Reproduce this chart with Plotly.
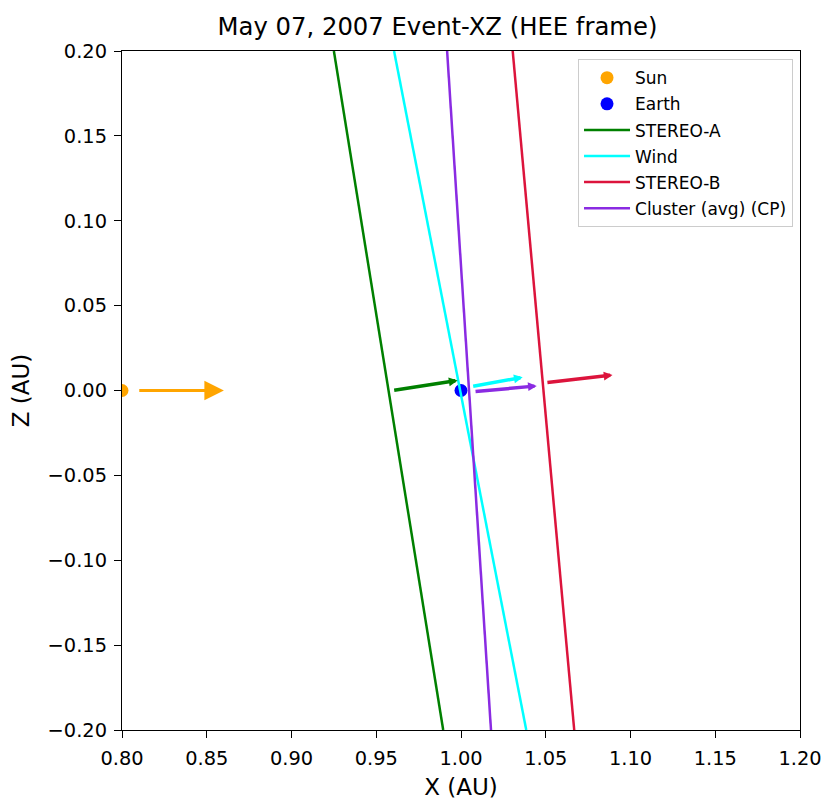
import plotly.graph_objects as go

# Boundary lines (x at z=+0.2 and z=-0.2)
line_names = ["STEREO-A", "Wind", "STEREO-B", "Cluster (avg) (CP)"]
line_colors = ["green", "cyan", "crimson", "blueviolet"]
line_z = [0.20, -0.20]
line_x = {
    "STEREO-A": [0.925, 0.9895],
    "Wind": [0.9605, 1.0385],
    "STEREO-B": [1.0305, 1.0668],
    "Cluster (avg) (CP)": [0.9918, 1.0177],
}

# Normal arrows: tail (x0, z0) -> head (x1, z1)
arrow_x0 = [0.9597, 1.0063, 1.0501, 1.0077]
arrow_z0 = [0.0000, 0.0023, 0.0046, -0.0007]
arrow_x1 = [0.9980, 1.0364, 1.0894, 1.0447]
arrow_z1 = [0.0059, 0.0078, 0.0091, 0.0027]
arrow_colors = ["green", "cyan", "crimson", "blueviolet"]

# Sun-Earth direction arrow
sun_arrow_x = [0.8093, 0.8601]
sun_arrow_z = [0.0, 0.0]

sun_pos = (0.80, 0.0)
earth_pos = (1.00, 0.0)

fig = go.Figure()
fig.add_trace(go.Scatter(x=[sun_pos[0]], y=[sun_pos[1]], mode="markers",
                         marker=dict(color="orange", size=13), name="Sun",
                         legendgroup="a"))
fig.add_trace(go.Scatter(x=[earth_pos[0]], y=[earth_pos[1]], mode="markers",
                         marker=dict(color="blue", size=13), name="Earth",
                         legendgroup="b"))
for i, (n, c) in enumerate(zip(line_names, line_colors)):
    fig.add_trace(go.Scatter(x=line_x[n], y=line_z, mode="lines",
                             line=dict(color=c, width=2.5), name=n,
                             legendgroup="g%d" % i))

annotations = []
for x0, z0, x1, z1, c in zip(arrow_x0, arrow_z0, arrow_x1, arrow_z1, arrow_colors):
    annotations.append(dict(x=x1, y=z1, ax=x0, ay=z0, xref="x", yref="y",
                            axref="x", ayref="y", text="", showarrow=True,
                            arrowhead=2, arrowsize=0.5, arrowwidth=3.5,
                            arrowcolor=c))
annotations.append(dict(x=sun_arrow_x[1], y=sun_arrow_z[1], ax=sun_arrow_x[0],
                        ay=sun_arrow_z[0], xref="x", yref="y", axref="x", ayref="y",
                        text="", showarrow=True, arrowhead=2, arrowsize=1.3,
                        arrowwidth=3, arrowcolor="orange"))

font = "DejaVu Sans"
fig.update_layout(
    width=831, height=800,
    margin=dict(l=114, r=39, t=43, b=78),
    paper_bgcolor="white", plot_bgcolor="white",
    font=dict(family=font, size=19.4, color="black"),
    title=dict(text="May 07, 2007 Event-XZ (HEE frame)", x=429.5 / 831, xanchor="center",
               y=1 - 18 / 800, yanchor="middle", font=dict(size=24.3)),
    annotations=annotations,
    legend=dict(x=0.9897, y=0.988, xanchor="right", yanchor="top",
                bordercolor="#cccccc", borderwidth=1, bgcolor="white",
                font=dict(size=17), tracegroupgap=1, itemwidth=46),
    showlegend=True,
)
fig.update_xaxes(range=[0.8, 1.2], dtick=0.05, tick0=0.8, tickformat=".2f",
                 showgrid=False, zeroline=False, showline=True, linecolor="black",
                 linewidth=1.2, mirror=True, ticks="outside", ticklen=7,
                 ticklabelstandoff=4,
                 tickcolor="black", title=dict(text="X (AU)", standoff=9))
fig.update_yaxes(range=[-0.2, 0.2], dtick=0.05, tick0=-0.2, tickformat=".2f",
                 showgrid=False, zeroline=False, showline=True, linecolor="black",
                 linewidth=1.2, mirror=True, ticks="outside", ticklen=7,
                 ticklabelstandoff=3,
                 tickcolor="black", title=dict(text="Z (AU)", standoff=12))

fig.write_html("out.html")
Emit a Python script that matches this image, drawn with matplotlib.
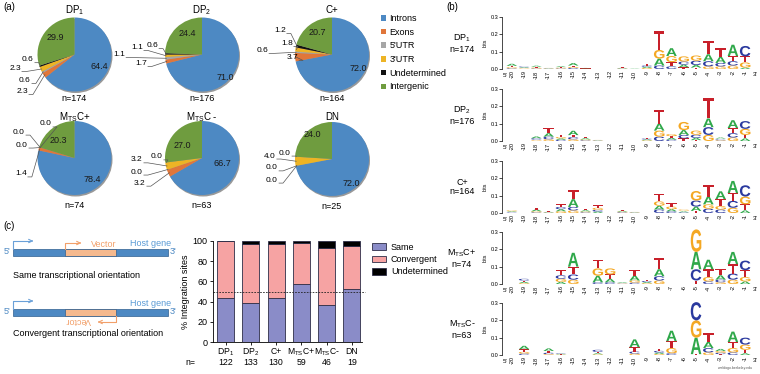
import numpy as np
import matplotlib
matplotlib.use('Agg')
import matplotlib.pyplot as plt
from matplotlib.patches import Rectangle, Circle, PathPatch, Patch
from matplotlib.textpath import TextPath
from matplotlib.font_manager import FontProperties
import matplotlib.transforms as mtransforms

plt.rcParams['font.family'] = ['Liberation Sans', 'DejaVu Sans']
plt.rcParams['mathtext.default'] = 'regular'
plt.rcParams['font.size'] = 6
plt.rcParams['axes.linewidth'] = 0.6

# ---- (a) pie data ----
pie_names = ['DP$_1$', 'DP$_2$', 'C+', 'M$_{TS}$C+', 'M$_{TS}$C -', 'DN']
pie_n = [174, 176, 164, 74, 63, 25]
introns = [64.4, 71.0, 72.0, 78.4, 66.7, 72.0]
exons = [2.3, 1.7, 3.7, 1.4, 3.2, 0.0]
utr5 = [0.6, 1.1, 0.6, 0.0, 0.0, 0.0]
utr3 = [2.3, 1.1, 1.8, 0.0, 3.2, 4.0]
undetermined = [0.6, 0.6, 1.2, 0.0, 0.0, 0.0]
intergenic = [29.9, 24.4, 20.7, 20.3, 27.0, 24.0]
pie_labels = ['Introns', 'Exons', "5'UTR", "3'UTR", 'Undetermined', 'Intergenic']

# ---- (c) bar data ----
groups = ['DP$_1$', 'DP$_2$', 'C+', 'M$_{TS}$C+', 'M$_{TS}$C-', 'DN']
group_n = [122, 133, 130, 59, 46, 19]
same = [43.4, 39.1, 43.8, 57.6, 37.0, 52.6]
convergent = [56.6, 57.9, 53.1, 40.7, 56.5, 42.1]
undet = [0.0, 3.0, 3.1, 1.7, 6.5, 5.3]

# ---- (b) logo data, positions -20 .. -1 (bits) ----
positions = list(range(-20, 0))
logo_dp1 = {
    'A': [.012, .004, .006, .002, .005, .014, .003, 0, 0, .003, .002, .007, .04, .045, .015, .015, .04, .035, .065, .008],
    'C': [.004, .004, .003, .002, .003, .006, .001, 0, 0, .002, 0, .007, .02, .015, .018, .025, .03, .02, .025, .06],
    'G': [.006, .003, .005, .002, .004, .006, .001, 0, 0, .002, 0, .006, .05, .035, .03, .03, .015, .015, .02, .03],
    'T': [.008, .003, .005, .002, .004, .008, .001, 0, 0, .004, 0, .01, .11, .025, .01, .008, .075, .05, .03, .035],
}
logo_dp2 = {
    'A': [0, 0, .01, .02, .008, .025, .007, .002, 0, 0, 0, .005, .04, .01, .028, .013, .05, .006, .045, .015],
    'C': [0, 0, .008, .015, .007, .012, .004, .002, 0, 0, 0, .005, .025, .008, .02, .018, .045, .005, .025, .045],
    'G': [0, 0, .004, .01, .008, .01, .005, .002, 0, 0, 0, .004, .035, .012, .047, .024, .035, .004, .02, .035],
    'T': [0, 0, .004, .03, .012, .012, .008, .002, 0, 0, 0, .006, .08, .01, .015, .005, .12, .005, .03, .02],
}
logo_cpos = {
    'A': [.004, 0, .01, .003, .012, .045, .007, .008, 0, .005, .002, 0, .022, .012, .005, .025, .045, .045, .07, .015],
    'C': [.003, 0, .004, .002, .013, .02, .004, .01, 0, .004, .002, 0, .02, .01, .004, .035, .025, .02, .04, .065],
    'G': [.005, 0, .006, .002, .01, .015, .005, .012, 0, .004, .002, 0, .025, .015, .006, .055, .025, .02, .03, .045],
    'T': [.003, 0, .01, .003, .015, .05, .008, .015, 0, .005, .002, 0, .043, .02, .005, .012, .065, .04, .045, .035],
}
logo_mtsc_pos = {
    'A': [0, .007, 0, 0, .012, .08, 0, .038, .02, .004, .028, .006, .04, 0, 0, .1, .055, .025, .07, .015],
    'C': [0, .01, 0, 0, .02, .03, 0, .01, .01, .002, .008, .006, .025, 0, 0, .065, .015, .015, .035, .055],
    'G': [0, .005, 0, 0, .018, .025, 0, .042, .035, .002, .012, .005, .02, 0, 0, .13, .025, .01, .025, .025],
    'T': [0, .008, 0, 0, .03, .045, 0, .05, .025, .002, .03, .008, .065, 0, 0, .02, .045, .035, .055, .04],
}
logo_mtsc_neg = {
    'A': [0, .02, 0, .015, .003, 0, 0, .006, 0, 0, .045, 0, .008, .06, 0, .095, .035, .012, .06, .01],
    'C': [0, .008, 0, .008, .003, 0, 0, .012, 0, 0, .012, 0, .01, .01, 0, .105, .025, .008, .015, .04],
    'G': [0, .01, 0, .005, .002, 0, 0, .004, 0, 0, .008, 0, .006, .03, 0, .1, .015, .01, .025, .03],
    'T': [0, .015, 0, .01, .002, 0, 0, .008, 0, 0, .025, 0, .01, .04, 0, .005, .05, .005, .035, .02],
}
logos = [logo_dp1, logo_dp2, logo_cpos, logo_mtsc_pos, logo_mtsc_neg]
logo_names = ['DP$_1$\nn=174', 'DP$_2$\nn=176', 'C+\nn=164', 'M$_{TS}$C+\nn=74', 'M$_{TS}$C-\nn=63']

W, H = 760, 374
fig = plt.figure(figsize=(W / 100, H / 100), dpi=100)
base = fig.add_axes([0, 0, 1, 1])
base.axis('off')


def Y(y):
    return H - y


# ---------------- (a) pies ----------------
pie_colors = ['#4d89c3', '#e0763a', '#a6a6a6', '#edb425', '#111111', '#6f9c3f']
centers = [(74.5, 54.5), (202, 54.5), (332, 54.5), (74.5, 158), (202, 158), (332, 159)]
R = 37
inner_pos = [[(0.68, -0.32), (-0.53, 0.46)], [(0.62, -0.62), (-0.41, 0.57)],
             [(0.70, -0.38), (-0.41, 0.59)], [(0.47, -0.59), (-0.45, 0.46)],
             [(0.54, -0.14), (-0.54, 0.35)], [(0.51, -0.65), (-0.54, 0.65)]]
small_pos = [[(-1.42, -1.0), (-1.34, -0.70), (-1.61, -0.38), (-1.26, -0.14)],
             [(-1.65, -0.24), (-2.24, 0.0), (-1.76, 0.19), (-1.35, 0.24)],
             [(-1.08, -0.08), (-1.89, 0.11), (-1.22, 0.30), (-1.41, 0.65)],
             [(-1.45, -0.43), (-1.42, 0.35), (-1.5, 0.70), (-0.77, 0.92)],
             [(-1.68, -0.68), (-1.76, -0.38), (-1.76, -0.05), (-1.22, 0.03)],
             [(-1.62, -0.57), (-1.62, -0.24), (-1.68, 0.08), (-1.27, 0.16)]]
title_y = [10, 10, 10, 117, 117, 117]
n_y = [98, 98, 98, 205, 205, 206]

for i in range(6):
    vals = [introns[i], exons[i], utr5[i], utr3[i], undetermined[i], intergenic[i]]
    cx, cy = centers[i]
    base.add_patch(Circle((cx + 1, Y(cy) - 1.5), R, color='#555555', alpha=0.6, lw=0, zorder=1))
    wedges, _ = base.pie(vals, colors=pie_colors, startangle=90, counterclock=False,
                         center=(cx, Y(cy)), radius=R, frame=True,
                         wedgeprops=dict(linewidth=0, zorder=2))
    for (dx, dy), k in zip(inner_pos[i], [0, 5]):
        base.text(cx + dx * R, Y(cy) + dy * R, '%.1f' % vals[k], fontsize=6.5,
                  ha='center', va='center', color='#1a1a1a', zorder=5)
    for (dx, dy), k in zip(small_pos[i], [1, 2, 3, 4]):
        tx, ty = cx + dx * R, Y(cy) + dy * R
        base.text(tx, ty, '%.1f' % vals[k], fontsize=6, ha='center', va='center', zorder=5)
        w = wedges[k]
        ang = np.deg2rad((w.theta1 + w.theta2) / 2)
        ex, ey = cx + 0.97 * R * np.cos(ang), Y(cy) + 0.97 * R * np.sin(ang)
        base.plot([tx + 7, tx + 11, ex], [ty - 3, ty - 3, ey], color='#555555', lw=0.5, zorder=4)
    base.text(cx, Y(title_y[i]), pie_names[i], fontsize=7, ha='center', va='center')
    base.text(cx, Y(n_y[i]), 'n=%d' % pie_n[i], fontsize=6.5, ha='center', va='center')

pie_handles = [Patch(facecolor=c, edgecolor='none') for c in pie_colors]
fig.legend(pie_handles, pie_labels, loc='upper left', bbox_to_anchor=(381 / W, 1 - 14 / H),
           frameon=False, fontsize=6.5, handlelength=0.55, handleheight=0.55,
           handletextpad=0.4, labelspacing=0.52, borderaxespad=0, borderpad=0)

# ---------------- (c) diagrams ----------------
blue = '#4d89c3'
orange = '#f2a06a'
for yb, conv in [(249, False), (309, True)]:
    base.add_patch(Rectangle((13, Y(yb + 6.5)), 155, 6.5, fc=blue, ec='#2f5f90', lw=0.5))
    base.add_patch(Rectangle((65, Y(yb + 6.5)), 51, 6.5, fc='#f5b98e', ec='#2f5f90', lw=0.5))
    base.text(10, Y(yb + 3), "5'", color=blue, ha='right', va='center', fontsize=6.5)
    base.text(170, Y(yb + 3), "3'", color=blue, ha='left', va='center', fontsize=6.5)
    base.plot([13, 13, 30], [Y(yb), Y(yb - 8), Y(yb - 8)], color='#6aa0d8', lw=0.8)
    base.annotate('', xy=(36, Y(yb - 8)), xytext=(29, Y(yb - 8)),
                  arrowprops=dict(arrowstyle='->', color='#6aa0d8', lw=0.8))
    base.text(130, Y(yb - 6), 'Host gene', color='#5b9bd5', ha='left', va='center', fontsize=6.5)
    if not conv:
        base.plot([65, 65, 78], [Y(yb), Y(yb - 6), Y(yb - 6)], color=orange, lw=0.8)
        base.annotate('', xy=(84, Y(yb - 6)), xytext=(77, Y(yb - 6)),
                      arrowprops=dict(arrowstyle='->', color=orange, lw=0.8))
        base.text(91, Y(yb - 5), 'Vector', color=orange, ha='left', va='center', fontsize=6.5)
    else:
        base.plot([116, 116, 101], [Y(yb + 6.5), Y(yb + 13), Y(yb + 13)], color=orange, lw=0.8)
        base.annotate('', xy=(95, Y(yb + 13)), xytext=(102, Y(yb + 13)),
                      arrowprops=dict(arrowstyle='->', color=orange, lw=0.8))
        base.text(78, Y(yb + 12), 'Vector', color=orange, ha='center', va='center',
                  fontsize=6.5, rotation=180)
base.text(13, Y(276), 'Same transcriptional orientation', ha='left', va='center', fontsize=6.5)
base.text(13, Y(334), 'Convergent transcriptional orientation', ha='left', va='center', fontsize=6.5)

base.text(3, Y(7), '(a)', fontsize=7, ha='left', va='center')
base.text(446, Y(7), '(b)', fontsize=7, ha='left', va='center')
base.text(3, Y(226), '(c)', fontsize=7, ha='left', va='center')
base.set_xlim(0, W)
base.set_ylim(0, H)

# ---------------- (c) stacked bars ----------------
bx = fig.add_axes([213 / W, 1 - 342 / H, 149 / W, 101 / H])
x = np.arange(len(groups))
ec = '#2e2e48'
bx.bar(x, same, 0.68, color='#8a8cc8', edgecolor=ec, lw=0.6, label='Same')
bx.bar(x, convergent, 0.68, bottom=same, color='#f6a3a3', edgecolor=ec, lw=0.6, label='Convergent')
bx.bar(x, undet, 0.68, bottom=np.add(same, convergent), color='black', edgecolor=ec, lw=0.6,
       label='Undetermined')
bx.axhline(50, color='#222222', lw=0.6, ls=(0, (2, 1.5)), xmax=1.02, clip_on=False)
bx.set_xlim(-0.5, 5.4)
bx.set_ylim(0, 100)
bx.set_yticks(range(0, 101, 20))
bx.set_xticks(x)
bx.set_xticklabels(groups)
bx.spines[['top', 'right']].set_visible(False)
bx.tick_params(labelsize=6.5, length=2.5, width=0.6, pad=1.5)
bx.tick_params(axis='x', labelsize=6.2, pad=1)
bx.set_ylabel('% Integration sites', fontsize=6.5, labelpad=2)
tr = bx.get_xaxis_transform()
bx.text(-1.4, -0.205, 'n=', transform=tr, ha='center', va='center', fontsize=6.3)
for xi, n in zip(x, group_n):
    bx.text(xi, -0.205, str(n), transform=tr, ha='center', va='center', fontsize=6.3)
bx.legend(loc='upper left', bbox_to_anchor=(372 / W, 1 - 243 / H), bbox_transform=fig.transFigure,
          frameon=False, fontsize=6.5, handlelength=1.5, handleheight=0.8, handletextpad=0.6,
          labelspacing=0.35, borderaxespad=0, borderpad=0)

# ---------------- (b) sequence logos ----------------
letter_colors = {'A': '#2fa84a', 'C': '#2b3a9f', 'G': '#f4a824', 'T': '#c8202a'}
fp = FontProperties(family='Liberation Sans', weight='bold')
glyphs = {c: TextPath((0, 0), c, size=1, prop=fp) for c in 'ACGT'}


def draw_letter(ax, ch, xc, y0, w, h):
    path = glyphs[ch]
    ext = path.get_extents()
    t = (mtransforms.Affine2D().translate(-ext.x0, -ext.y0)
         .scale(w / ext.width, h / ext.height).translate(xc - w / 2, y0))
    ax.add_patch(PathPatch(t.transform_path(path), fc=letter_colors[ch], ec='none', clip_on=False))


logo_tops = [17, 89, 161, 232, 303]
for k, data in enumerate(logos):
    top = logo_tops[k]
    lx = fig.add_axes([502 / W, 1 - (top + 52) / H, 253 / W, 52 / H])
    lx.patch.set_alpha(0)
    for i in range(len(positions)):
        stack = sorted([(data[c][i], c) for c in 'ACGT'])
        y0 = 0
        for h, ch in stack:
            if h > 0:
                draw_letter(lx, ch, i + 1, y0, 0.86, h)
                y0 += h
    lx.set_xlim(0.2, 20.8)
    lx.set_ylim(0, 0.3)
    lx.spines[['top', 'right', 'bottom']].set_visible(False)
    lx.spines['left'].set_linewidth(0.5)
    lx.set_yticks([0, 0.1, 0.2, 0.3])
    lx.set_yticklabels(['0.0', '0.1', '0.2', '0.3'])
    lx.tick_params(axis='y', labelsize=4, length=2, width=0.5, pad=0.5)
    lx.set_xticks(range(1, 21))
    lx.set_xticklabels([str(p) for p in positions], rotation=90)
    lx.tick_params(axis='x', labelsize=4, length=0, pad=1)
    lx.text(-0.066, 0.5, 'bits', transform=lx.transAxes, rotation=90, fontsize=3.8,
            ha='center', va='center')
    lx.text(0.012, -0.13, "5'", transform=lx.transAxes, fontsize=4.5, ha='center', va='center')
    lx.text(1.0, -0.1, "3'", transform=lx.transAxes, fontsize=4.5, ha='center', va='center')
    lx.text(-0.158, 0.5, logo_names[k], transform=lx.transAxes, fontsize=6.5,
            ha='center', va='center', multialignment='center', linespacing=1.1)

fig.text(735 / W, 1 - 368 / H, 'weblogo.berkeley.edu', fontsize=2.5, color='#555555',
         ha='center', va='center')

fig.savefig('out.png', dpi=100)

— STATED PROBLEM —
Only the lines from the one bearing "Emit a Python" to the one bearing "plt.rcParams['axes.linewidth'] = 0.6", both included, should be restated word for word, with pictures left out.

— OUTPUT OF THE TASK —
Emit a Python script that matches this image, drawn with matplotlib.
import numpy as np
import matplotlib
matplotlib.use('Agg')
import matplotlib.pyplot as plt
from matplotlib.patches import Rectangle, Circle, PathPatch, Patch
from matplotlib.textpath import TextPath
from matplotlib.font_manager import FontProperties
import matplotlib.transforms as mtransforms

plt.rcParams['font.family'] = ['Liberation Sans', 'DejaVu Sans']
plt.rcParams['mathtext.default'] = 'regular'
plt.rcParams['font.size'] = 6
plt.rcParams['axes.linewidth'] = 0.6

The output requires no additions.